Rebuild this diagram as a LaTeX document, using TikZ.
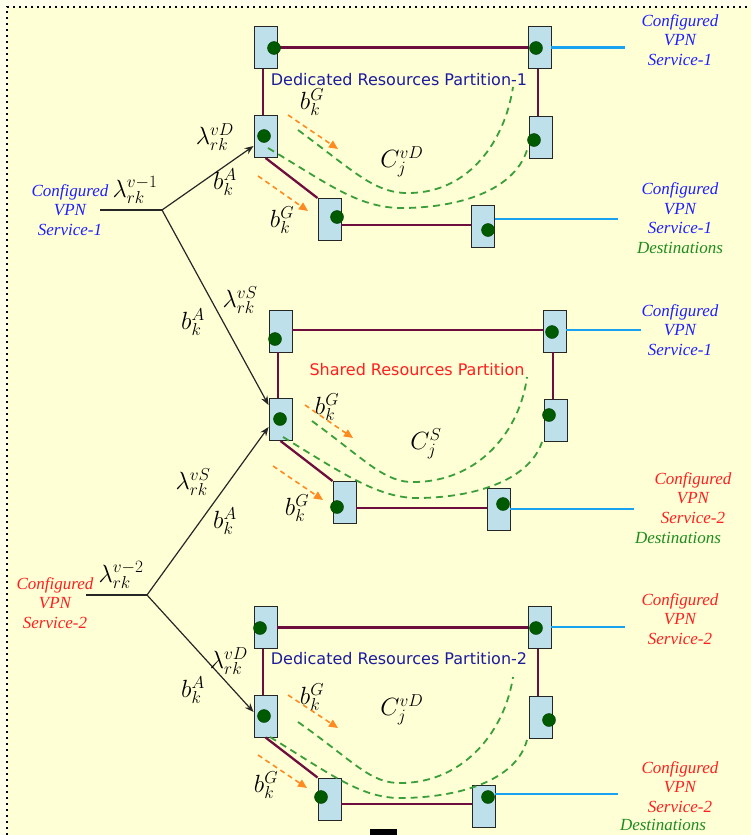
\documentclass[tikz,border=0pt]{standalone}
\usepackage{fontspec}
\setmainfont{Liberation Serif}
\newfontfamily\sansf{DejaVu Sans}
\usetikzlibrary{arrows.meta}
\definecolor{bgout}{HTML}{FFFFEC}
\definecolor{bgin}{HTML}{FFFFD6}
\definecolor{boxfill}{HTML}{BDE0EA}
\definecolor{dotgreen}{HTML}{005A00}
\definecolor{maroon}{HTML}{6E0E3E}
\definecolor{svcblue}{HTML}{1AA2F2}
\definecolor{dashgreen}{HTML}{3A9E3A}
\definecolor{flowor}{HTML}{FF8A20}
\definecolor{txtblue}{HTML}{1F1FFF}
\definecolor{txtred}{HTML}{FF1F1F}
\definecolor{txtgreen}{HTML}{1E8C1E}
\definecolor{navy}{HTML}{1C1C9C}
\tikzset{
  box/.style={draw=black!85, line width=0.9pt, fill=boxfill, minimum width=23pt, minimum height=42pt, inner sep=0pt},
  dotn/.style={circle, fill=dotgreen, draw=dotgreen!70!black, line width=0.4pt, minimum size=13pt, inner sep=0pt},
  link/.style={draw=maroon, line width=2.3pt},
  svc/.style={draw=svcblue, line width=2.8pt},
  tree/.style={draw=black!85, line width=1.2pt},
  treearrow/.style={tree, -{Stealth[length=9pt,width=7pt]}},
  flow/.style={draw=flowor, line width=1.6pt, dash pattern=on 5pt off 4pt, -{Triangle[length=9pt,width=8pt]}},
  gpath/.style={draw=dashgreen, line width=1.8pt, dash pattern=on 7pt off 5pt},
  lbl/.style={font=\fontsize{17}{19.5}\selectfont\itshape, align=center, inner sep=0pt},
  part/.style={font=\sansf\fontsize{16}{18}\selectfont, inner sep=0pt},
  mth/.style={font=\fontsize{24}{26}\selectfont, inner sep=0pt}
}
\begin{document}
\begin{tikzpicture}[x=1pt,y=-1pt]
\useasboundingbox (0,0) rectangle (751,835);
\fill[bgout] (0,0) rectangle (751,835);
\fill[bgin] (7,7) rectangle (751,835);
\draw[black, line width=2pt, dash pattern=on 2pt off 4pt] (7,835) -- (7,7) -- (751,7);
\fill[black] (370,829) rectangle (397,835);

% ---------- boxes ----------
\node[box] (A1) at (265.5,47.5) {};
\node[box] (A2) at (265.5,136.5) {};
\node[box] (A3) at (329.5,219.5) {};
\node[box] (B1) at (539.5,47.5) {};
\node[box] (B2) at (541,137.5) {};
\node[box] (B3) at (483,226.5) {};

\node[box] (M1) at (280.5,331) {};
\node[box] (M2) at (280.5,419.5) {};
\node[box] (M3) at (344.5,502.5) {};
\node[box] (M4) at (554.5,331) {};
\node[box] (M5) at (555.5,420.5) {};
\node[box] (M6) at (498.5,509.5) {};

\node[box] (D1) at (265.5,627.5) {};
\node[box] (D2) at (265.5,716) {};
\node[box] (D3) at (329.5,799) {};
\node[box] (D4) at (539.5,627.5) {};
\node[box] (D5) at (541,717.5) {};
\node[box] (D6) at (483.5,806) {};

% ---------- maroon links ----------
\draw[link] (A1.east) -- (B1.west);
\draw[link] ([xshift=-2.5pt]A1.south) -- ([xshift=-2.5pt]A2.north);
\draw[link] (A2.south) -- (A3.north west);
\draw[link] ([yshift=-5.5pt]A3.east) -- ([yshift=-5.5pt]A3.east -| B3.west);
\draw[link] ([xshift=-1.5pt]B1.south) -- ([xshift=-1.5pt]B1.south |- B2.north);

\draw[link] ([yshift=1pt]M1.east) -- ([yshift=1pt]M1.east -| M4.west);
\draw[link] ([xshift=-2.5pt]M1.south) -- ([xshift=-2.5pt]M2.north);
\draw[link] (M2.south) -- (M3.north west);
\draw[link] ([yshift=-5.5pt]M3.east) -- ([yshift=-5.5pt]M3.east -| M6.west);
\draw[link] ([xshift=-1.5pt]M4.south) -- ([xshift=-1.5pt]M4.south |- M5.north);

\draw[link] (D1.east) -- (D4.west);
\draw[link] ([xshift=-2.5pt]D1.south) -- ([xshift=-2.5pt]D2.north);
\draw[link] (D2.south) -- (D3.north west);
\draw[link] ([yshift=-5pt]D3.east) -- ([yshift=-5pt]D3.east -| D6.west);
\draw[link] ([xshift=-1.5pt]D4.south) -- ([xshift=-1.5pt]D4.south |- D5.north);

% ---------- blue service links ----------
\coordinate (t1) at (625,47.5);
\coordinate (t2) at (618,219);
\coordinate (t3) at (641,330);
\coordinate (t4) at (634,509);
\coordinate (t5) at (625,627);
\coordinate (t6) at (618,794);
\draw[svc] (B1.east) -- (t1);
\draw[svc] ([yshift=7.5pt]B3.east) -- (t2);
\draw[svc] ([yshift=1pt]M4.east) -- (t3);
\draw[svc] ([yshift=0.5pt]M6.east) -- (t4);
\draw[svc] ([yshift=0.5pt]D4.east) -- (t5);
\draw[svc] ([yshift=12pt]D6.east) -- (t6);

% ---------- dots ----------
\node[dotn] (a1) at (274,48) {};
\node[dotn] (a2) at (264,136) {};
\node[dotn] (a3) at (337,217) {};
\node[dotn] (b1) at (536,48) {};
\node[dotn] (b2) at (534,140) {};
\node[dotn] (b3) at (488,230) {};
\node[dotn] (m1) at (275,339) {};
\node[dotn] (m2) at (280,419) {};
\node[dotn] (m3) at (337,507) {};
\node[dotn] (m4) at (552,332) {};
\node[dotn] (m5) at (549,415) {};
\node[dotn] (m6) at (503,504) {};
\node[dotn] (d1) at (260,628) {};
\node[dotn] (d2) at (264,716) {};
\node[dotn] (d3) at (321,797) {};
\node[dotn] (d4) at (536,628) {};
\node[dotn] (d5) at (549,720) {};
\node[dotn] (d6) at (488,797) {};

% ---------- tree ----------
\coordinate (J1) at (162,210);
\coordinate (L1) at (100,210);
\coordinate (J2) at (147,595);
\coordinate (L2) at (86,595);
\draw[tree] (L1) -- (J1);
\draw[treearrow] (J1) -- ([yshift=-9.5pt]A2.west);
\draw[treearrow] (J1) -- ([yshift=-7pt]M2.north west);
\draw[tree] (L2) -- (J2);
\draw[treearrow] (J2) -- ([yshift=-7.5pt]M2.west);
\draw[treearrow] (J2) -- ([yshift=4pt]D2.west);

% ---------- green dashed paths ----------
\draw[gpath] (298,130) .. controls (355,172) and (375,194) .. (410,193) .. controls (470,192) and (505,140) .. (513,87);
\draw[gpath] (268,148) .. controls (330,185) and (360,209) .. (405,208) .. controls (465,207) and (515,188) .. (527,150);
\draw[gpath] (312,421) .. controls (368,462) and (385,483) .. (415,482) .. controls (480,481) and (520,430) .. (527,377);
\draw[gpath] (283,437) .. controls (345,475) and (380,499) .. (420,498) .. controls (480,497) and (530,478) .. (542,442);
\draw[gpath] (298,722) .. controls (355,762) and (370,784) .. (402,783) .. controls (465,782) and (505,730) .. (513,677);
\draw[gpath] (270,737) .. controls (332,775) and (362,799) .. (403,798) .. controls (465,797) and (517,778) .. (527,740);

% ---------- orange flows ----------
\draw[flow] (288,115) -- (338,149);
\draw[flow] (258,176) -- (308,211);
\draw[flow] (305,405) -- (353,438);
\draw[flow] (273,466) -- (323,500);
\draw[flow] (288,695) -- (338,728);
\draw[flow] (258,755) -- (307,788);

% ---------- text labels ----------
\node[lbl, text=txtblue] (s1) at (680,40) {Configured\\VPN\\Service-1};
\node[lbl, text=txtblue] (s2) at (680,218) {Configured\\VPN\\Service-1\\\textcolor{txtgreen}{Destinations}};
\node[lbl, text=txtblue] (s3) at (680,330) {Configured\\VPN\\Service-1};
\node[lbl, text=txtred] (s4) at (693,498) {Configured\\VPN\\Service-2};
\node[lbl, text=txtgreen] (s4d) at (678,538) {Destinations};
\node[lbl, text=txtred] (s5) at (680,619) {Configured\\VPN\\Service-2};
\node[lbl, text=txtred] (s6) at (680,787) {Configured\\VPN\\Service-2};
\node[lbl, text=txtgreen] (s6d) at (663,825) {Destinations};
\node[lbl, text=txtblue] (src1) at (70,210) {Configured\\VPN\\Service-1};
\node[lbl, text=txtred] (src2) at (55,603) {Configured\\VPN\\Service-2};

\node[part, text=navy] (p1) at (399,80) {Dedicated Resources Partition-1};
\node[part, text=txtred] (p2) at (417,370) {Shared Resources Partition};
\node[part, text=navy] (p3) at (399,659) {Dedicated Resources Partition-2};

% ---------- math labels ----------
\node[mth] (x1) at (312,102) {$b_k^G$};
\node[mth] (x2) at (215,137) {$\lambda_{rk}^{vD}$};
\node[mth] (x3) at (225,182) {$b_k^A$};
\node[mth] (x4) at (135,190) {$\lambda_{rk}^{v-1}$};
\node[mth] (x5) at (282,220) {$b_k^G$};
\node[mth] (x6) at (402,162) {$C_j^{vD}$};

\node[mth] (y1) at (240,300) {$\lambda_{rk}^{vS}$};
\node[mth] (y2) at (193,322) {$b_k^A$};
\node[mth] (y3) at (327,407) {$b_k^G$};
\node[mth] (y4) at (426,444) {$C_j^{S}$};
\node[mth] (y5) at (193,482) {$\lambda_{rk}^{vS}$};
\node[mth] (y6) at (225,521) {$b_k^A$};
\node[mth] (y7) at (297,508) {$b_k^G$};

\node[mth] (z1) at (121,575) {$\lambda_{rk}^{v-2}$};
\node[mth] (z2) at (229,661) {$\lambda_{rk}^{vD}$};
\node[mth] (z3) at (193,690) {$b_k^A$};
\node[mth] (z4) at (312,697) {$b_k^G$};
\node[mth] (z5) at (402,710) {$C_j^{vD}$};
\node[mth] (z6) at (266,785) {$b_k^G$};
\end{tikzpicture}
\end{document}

» TASK DIRECTIONS:
From the first line above down to the line with "(B3) at (483,226.5)", reproduce every line and no others, omitting pictures.

» TASK ANSWER:
Rebuild this diagram as a LaTeX document, using TikZ.
\documentclass[tikz,border=0pt]{standalone}
\usepackage{fontspec}
\setmainfont{Liberation Serif}
\newfontfamily\sansf{DejaVu Sans}
\usetikzlibrary{arrows.meta}
\definecolor{bgout}{HTML}{FFFFEC}
\definecolor{bgin}{HTML}{FFFFD6}
\definecolor{boxfill}{HTML}{BDE0EA}
\definecolor{dotgreen}{HTML}{005A00}
\definecolor{maroon}{HTML}{6E0E3E}
\definecolor{svcblue}{HTML}{1AA2F2}
\definecolor{dashgreen}{HTML}{3A9E3A}
\definecolor{flowor}{HTML}{FF8A20}
\definecolor{txtblue}{HTML}{1F1FFF}
\definecolor{txtred}{HTML}{FF1F1F}
\definecolor{txtgreen}{HTML}{1E8C1E}
\definecolor{navy}{HTML}{1C1C9C}
\tikzset{
  box/.style={draw=black!85, line width=0.9pt, fill=boxfill, minimum width=23pt, minimum height=42pt, inner sep=0pt},
  dotn/.style={circle, fill=dotgreen, draw=dotgreen!70!black, line width=0.4pt, minimum size=13pt, inner sep=0pt},
  link/.style={draw=maroon, line width=2.3pt},
  svc/.style={draw=svcblue, line width=2.8pt},
  tree/.style={draw=black!85, line width=1.2pt},
  treearrow/.style={tree, -{Stealth[length=9pt,width=7pt]}},
  flow/.style={draw=flowor, line width=1.6pt, dash pattern=on 5pt off 4pt, -{Triangle[length=9pt,width=8pt]}},
  gpath/.style={draw=dashgreen, line width=1.8pt, dash pattern=on 7pt off 5pt},
  lbl/.style={font=\fontsize{17}{19.5}\selectfont\itshape, align=center, inner sep=0pt},
  part/.style={font=\sansf\fontsize{16}{18}\selectfont, inner sep=0pt},
  mth/.style={font=\fontsize{24}{26}\selectfont, inner sep=0pt}
}
\begin{document}
\begin{tikzpicture}[x=1pt,y=-1pt]
\useasboundingbox (0,0) rectangle (751,835);
\fill[bgout] (0,0) rectangle (751,835);
\fill[bgin] (7,7) rectangle (751,835);
\draw[black, line width=2pt, dash pattern=on 2pt off 4pt] (7,835) -- (7,7) -- (751,7);
\fill[black] (370,829) rectangle (397,835);

% ---------- boxes ----------
\node[box] (A1) at (265.5,47.5) {};
\node[box] (A2) at (265.5,136.5) {};
\node[box] (A3) at (329.5,219.5) {};
\node[box] (B1) at (539.5,47.5) {};
\node[box] (B2) at (541,137.5) {};
\node[box] (B3) at (483,226.5) {};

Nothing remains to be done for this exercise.